Myth 1: Bitcoin has a native yield

This is the most persistent misunderstanding. Bitcoin does not produce cash flows. It does not generate earnings, interest, or dividends. Any yield you see comes from market structure. That means derivatives funding rates, futures basis, volatility pricing, and liquidity imbalances. These are trader driven forces, not Bitcoin producing income. Treating Bitcoin like a dividend stock leads people into bad expectations and avoidable risk.

Myth 2: Passive income exists in crypto

Influencers love this phrase because it triggers the strongest engagement loop in retail psychology. “Set it and forget it” sounds safe. In reality, every form of crypto yield is tied to active market forces. Funding rates move. Basis compresses. Volatility changes. Liquidity dries up. Even the so called “risk free” yield requires constant monitoring and risk management. Nothing is passive. Something is always moving under the surface.

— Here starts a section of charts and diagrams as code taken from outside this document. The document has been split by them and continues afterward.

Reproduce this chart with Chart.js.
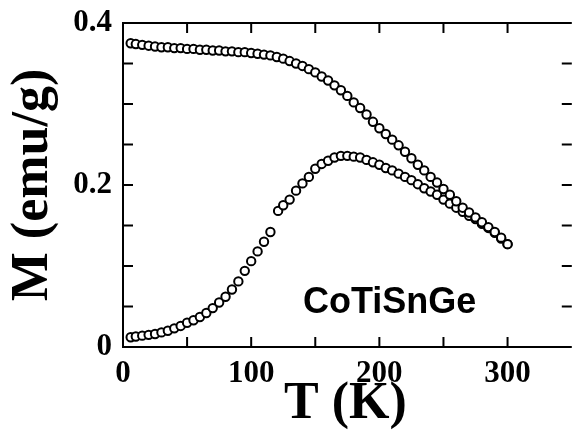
<!DOCTYPE html>
<html>
<head>
<meta charset="utf-8">
<title>M vs T</title>
<script src="https://cdn.jsdelivr.net/npm/chart.js@4.4.0/dist/chart.umd.min.js"></script>
<style>
  html, body { margin: 0; padding: 0; background: #fff; overflow: hidden; }
</style>
</head>
<body>
<canvas id="mtChart" width="574" height="444"></canvas>
<script>
// field-cooled branch (upper curve)
const tempFC = [6, 10, 15, 20, 25, 30, 35, 40, 45, 50, 55, 60, 65, 70, 75, 80, 85, 90, 95, 100,
  105, 110, 115, 120, 125, 130, 135, 140, 145, 150, 155, 160, 165, 170, 175, 180, 185, 190, 195, 200,
  205, 210, 215, 220, 225, 230, 235, 240, 245, 250, 255, 260, 265, 270, 275, 280, 285, 290, 295, 300];
const magFC = [0.375, 0.374, 0.373, 0.372, 0.371, 0.370, 0.370, 0.369, 0.369, 0.368, 0.368, 0.367, 0.367, 0.366, 0.366, 0.365, 0.365, 0.364, 0.364, 0.363,
  0.362, 0.361, 0.360, 0.358, 0.356, 0.353, 0.350, 0.347, 0.343, 0.339, 0.334, 0.329, 0.323, 0.317, 0.310, 0.302, 0.295, 0.287, 0.278, 0.270,
  0.263, 0.256, 0.249, 0.241, 0.233, 0.225, 0.218, 0.210, 0.203, 0.195, 0.188, 0.180, 0.172, 0.166, 0.160, 0.154, 0.148, 0.142, 0.135, 0.127];

// zero-field-cooled branch (lower curve)
const tempZFC = [6, 10, 15, 20, 25, 30, 35, 40, 45, 50, 55, 60, 65, 70, 75, 80, 85, 90, 95, 100,
  105, 110, 115, 121, 125, 130, 135, 140, 145, 150, 155, 160, 165, 170, 175, 180, 185, 190, 195, 200,
  205, 210, 215, 220, 225, 230, 235, 240, 245, 250, 255, 260, 265, 270, 275, 280, 285, 290, 295, 300];
const magZFC = [0.012, 0.013, 0.014, 0.015, 0.016, 0.018, 0.020, 0.023, 0.026, 0.030, 0.033, 0.037, 0.042, 0.048, 0.055, 0.062, 0.071, 0.081, 0.094, 0.106,
  0.118, 0.130, 0.142, 0.168, 0.175, 0.182, 0.193, 0.202, 0.210, 0.220, 0.226, 0.230, 0.234, 0.236, 0.236, 0.235, 0.234, 0.231, 0.228, 0.225,
  0.221, 0.218, 0.214, 0.210, 0.206, 0.201, 0.196, 0.192, 0.188, 0.182, 0.177, 0.172, 0.167, 0.162, 0.158, 0.152, 0.147, 0.141, 0.134, 0.127];

// tick marks every 50 K / 0.05 emu/g, numbers only on some of them
const xTickValues = [0, 50, 100, 150, 200, 250, 300];
const xTickLabels = [0, 100, 200, 300];
const yTickValues = [0, 0.05, 0.1, 0.15, 0.2, 0.25, 0.3, 0.35, 0.4];
const yTickLabels = [0, 0.2, 0.4];
const sampleName = 'CoTiSnGe';

const serif = '"Liberation Serif", "Times New Roman", serif';

function toPoints(xs, ys) {
  return xs.map((x, i) => ({ x: x, y: ys[i] }));
}

function labelFor(list, v) {
  const hit = list.find(l => Math.abs(l - v) < 1e-6);
  return hit === undefined ? '' : String(hit);
}

// frame (right edge runs off the canvas) with inward ticks on all four sides
const frameTicks = {
  id: 'frameTicks',
  afterDraw(chart) {
    const ctx = chart.ctx;
    const a = chart.chartArea;
    const xs = chart.scales.x;
    const ys = chart.scales.y;
    const len = 10;
    const rightEdge = a.right + 4;
    ctx.save();
    ctx.strokeStyle = '#000';
    ctx.lineWidth = 2;
    ctx.beginPath();
    ctx.moveTo(rightEdge, a.top);
    ctx.lineTo(a.left, a.top);
    ctx.lineTo(a.left, a.bottom);
    ctx.lineTo(rightEdge, a.bottom);
    ctx.stroke();
    ctx.beginPath();
    xTickValues.forEach(v => {
      if (v <= xs.min) return;
      const px = xs.getPixelForValue(v);
      ctx.moveTo(px, a.bottom); ctx.lineTo(px, a.bottom - len);
      ctx.moveTo(px, a.top); ctx.lineTo(px, a.top + len);
    });
    yTickValues.forEach(v => {
      if (v <= ys.min + 1e-9 || v >= ys.max - 1e-9) return;
      const py = ys.getPixelForValue(v);
      ctx.moveTo(a.left, py); ctx.lineTo(a.left + len, py);
      ctx.moveTo(rightEdge, py); ctx.lineTo(rightEdge - len, py);
    });
    ctx.stroke();

    ctx.fillStyle = '#000';
    ctx.font = 'bold 36px "Liberation Sans", Arial, sans-serif';
    ctx.textAlign = 'center';
    ctx.textBaseline = 'alphabetic';
    ctx.fillText(sampleName, xs.getPixelForValue(208), ys.getPixelForValue(0.042));
    ctx.restore();
  }
};

const pointStyle = {
  showLine: false,
  pointRadius: 4.2,
  pointBorderWidth: 2,
  pointBorderColor: '#000',
  pointBackgroundColor: '#fff'
};

new Chart(document.getElementById('mtChart'), {
  type: 'scatter',
  data: {
    datasets: [
      Object.assign({ label: 'FC', data: toPoints(tempFC, magFC) }, pointStyle),
      Object.assign({ label: 'ZFC', data: toPoints(tempZFC, magZFC) }, pointStyle)
    ]
  },
  options: {
    responsive: false,
    animation: false,
    layout: { padding: { left: 0, top: 23, right: 0, bottom: 0 } },
    plugins: { legend: { display: false }, tooltip: { enabled: false } },
    scales: {
      x: {
        type: 'linear',
        min: 0,
        max: 347,
        grid: { display: false, drawTicks: false },
        border: { display: false },
        ticks: {
          autoSkip: false,
          maxRotation: 0,
          padding: 8,
          color: '#000',
          font: { family: serif, size: 31, weight: 'bold' },
          callback: v => labelFor(xTickLabels, v)
        },
        afterBuildTicks: s => { s.ticks = xTickLabels.map(v => ({ value: v })); },
        title: {
          display: true,
          text: 'T (K)',
          color: '#000',
          font: { family: serif, size: 52, weight: 'bold' },
          padding: { top: 0, bottom: 8 }
        },
        afterFit: s => { s.height = 97; s.paddingLeft = 0; s.paddingRight = 0; }
      },
      y: {
        type: 'linear',
        min: 0,
        max: 0.4,
        grid: { display: false, drawTicks: false },
        border: { display: false },
        ticks: {
          autoSkip: false,
          padding: 11,
          color: '#000',
          font: { family: serif, size: 31, weight: 'bold' },
          callback: v => labelFor(yTickLabels, v)
        },
        afterBuildTicks: s => { s.ticks = yTickLabels.map(v => ({ value: v })); },
        title: {
          display: true,
          text: 'M (emu/g)',
          color: '#000',
          font: { family: serif, size: 52, weight: 'bold' },
          padding: { top: 2, bottom: 0 }
        },
        afterFit: s => { s.width = 123; s.paddingTop = 0; s.paddingBottom = 0; }
      }
    }
  },
  plugins: [frameTicks]
});
</script>
</body>
</html>
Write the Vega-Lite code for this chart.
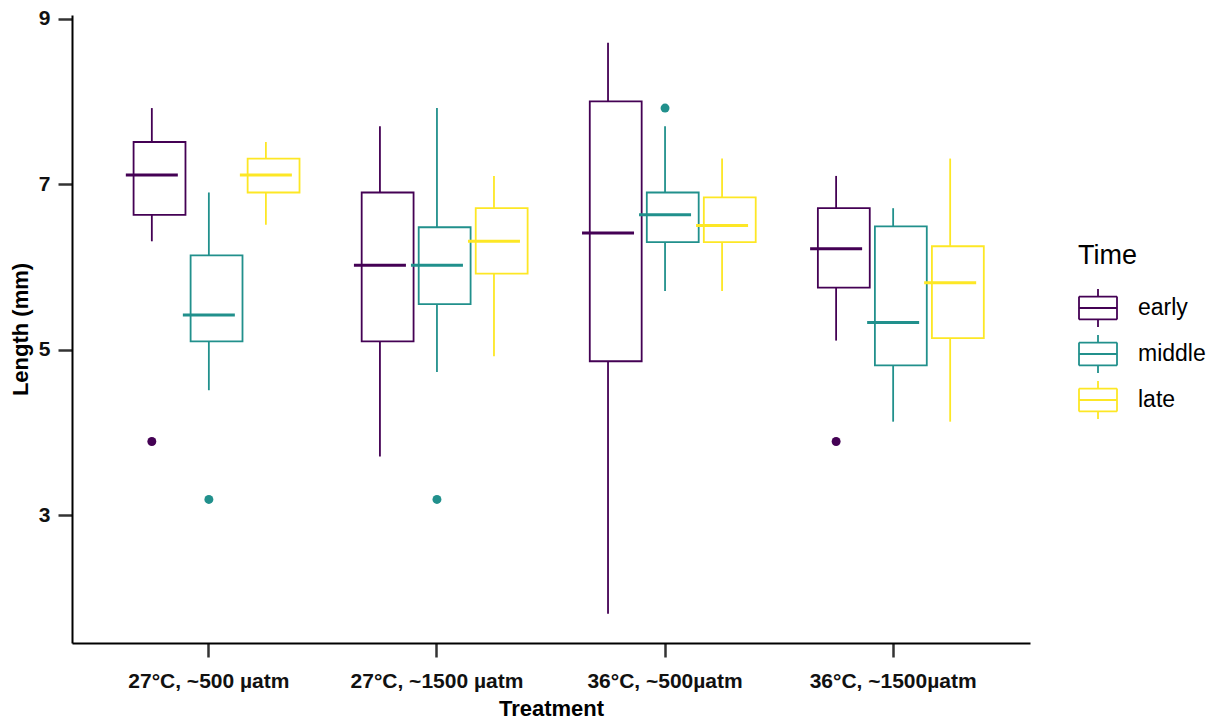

Myth 3: High yield means high safety

When people hear double digit yields, they assume they discovered an inefficiency. In crypto, high yield often signals structural stress. It can be a sign of leverage buildup, liquidity mismatches, or aggressive speculative positioning. Many blowups in crypto happen because retail assumes a big number must be an opportunity. Most of the time, it is a warning sign.

Myth 4: Yield platforms are the same as exchanges

This myth gets people hurt. Exchanges match buyers and sellers. Yield platforms pool assets and lend them out. That means counterparty risk. That means credit exposure. That means operational risk. When retail deposits money into a yield platform, they are effectively becoming an unsecured creditor. Very few people recognize they are taking this level of risk. The branding hides it. The framing hides it. The truth remains.

Myth 5: Bitcoin yield is predictable

Market structure yield looks stable until it isn’t. Funding rates can flip negative. Futures basis can vanish during volatility spikes. Option premiums can collapse. Anyone who believes Bitcoin yield is a straight line is working off a fantasy chart. Real yield requires discipline, strategy, and risk controls that adapt to changing market conditions.

What Retail Keeps Getting Wrong

Most misunderstandings come down to three things.

Retail treats Bitcoin like a savings account instead of a volatile asset with no cash flows.
Retail confuses structural yield with interest.
Retail thinks a smooth chart in a marketing video means a smooth experience in real life.

Yield is a function of market structure, not magic. If someone promises income without explaining the mechanism, assume the narrative is false until proven otherwise.